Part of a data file

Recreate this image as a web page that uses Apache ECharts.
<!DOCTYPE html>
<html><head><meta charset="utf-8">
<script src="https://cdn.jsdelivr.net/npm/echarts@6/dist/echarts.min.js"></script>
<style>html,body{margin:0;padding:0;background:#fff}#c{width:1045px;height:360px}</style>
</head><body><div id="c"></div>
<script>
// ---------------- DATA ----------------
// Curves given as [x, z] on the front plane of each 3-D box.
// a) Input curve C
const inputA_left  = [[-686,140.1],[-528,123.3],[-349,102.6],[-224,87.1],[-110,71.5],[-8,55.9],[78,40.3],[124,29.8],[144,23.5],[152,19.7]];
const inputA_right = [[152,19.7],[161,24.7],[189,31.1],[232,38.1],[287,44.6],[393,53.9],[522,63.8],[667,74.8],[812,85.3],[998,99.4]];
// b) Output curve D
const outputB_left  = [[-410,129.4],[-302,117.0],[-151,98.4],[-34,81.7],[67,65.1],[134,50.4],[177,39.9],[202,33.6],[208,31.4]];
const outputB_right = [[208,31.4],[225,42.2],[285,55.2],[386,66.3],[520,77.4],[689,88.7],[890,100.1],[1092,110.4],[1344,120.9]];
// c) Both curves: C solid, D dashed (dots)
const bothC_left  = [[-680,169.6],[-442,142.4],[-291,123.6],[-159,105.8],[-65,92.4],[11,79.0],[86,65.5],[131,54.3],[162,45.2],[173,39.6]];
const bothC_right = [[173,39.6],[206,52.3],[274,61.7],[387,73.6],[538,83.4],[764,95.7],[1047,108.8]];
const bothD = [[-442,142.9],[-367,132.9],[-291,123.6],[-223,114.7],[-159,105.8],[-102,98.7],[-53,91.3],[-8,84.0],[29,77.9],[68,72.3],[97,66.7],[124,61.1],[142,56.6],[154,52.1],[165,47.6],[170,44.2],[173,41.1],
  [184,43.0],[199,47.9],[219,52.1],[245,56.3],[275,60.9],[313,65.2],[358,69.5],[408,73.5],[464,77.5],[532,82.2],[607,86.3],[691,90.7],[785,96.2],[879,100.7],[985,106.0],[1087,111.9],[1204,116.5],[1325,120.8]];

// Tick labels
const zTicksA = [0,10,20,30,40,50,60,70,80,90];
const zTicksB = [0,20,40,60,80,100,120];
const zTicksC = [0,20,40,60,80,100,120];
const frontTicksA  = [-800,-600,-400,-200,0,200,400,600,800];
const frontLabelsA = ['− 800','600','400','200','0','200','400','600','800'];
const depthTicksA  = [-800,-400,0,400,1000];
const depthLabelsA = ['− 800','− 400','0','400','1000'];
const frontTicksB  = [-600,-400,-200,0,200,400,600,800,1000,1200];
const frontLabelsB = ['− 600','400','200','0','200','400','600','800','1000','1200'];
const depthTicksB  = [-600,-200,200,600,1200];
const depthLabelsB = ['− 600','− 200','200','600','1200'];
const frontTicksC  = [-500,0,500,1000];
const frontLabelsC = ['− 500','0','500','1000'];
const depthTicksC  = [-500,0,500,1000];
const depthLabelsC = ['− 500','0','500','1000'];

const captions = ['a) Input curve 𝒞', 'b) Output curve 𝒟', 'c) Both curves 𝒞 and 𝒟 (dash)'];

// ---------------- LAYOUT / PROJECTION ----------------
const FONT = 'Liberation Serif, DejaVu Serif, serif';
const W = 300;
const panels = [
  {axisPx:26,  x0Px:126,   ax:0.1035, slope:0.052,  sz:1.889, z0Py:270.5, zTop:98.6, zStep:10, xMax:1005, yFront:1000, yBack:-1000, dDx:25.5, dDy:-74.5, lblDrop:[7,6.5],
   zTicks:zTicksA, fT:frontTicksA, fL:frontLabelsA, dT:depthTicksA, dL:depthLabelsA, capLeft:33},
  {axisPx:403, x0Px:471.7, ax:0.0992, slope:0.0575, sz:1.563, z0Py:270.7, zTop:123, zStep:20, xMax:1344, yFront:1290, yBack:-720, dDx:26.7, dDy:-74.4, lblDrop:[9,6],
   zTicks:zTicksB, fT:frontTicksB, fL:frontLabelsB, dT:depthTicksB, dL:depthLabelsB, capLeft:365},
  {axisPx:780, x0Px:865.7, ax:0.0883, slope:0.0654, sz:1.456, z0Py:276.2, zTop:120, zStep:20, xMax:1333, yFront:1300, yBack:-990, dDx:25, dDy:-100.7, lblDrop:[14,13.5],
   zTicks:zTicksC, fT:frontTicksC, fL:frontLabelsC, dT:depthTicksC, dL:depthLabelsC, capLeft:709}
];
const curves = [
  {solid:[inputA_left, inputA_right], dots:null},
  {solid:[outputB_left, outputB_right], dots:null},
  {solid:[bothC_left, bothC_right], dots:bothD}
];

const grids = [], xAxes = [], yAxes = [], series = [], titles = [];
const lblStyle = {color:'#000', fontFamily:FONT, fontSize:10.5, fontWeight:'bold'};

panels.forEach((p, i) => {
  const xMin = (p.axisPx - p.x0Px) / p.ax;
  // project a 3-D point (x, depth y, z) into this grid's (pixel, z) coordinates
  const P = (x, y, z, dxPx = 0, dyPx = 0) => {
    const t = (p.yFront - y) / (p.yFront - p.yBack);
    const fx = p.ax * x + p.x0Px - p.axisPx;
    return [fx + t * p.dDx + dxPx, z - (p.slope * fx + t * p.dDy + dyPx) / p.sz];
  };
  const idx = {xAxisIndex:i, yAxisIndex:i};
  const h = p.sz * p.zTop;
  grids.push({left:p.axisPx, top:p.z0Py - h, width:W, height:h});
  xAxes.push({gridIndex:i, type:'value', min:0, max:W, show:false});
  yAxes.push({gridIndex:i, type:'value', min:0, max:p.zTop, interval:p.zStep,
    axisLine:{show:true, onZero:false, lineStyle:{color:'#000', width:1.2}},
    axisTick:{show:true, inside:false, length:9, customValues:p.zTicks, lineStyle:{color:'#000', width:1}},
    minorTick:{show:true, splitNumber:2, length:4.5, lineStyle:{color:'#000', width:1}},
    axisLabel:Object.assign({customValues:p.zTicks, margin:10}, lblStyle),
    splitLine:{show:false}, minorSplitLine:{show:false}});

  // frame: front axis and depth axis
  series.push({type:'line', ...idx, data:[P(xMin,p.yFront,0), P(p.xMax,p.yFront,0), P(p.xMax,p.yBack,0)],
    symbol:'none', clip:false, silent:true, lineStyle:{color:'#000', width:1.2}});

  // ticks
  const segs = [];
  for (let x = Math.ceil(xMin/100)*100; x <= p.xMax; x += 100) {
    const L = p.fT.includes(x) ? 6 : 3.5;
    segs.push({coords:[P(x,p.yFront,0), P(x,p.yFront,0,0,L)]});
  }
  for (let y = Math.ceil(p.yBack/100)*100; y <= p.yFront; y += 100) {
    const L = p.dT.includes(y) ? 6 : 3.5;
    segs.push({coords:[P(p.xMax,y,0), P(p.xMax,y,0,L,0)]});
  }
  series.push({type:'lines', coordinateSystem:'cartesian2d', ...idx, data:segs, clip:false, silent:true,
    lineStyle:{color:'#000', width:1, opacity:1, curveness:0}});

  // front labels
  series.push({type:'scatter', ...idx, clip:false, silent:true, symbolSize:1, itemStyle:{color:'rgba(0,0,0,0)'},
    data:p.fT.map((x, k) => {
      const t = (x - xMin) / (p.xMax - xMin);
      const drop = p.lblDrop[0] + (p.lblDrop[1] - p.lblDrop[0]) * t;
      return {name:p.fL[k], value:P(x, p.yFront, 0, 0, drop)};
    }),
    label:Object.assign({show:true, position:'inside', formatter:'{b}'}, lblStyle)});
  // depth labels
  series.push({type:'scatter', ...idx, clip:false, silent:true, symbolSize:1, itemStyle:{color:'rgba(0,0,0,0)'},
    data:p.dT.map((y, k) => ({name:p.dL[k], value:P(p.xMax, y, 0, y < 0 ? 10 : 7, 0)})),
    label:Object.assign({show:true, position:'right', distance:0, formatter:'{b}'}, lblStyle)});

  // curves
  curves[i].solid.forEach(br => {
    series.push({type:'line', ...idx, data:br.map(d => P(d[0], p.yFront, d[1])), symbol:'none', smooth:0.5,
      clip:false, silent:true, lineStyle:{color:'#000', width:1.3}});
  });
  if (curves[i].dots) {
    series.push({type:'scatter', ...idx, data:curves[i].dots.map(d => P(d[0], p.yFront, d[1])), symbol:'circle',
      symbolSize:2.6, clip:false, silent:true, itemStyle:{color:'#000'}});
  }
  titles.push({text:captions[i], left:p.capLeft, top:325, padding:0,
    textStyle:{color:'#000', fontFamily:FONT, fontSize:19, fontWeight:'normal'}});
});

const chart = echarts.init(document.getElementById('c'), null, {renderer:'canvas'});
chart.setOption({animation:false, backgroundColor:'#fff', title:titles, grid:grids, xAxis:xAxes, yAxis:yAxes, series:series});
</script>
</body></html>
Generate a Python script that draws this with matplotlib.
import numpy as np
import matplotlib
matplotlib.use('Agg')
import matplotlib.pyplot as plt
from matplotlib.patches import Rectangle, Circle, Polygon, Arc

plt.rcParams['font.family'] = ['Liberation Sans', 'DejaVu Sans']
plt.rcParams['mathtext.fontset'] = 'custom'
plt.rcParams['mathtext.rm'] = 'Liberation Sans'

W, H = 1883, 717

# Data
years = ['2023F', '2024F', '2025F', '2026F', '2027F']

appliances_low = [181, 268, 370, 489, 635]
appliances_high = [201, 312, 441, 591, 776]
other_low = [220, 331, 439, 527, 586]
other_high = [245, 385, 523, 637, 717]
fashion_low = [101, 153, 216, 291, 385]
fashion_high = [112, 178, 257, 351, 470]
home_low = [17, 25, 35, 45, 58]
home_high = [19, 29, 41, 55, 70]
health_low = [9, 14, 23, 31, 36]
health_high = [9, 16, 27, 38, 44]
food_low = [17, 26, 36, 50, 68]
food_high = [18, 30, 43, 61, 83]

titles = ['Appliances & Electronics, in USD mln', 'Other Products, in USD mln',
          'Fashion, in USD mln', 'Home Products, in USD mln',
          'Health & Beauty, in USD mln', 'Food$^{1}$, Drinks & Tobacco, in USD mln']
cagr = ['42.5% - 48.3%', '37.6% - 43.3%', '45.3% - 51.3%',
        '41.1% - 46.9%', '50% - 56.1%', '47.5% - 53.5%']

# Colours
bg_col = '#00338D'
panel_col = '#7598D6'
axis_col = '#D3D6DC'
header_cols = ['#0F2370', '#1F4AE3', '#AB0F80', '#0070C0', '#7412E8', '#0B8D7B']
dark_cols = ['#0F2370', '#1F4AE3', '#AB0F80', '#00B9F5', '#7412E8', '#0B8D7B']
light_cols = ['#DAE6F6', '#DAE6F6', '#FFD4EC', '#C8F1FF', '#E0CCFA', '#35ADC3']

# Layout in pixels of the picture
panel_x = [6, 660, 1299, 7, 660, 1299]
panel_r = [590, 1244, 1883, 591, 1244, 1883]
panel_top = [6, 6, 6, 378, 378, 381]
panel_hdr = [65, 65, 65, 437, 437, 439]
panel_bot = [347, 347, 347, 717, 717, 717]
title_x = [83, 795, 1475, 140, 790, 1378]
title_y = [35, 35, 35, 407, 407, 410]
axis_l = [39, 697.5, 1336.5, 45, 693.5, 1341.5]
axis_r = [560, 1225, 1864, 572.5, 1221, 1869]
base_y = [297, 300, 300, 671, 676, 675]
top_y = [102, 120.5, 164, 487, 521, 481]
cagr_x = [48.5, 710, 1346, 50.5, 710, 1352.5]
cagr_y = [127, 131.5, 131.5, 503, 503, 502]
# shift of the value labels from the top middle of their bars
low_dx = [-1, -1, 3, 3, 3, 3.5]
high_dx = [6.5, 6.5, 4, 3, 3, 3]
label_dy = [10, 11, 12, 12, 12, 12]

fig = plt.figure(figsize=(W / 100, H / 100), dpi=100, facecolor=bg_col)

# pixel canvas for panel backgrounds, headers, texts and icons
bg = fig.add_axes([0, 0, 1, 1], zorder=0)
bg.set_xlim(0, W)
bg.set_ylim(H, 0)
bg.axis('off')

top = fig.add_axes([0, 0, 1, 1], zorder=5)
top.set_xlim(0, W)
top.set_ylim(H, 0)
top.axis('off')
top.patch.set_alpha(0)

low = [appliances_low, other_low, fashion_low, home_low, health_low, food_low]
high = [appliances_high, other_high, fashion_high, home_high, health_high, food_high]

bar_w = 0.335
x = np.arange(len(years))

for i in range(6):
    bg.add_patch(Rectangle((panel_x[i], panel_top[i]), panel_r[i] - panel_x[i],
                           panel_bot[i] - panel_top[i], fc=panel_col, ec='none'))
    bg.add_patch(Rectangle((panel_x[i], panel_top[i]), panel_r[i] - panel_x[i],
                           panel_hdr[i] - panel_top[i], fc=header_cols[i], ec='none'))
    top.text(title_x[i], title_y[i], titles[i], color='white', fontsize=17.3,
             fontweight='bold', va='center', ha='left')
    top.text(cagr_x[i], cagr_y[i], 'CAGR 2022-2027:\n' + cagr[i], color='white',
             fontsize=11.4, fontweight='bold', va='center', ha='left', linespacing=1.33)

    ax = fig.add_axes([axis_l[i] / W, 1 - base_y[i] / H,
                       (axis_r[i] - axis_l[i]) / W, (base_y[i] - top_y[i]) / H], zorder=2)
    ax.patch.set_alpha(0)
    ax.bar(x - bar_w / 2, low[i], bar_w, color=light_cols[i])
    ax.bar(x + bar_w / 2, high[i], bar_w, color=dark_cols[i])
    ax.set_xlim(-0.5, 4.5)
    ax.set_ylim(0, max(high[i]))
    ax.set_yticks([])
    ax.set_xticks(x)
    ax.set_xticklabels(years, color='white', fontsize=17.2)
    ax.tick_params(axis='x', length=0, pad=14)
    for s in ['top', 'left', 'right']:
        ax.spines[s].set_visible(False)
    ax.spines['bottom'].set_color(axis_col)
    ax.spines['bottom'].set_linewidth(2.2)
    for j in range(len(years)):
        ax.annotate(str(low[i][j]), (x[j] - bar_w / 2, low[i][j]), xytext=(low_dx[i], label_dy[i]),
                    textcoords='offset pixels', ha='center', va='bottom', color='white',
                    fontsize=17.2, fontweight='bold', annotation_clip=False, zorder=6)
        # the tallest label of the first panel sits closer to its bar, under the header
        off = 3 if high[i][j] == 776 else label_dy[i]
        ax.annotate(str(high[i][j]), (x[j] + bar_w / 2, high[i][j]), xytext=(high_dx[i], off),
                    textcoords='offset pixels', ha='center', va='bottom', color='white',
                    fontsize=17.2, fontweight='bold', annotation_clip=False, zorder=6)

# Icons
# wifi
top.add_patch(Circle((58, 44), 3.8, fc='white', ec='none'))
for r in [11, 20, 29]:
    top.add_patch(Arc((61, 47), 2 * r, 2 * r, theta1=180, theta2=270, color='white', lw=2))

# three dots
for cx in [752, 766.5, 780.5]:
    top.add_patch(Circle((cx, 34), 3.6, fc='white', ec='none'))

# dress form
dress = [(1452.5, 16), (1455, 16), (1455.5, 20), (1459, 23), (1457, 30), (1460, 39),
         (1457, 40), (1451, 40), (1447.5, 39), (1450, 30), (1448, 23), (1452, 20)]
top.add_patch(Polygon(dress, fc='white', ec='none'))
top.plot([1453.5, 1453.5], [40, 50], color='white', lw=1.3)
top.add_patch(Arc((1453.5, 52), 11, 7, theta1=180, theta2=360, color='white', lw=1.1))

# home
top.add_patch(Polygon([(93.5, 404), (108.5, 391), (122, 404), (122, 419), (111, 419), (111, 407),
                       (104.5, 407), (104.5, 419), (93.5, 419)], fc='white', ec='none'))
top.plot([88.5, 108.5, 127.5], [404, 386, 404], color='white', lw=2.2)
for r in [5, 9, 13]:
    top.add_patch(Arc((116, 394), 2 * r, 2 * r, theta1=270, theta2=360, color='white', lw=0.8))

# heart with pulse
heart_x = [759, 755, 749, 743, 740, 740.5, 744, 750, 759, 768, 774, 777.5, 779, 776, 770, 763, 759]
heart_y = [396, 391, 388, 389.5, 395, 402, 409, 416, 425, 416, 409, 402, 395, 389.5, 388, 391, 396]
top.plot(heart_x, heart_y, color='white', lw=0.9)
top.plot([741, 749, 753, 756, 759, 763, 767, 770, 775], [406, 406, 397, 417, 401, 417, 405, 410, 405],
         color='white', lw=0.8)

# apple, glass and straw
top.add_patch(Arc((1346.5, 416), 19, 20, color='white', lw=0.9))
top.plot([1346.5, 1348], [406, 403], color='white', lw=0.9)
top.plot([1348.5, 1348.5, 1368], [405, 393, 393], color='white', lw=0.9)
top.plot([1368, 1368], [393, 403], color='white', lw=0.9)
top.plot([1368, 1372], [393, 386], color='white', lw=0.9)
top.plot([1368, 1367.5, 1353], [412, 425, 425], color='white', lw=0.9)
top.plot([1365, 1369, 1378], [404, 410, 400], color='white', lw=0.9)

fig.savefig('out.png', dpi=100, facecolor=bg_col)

Required task: Transcribe the lines above from the one with "Generate a Python" through the one with "food_high = [18, 30, 43, 61, 83]". Include both ends and leave out every other line.

Answer to this problem:
Generate a Python script that draws this with matplotlib.
import numpy as np
import matplotlib
matplotlib.use('Agg')
import matplotlib.pyplot as plt
from matplotlib.patches import Rectangle, Circle, Polygon, Arc

plt.rcParams['font.family'] = ['Liberation Sans', 'DejaVu Sans']
plt.rcParams['mathtext.fontset'] = 'custom'
plt.rcParams['mathtext.rm'] = 'Liberation Sans'

W, H = 1883, 717

# Data
years = ['2023F', '2024F', '2025F', '2026F', '2027F']

appliances_low = [181, 268, 370, 489, 635]
appliances_high = [201, 312, 441, 591, 776]
other_low = [220, 331, 439, 527, 586]
other_high = [245, 385, 523, 637, 717]
fashion_low = [101, 153, 216, 291, 385]
fashion_high = [112, 178, 257, 351, 470]
home_low = [17, 25, 35, 45, 58]
home_high = [19, 29, 41, 55, 70]
health_low = [9, 14, 23, 31, 36]
health_high = [9, 16, 27, 38, 44]
food_low = [17, 26, 36, 50, 68]
food_high = [18, 30, 43, 61, 83]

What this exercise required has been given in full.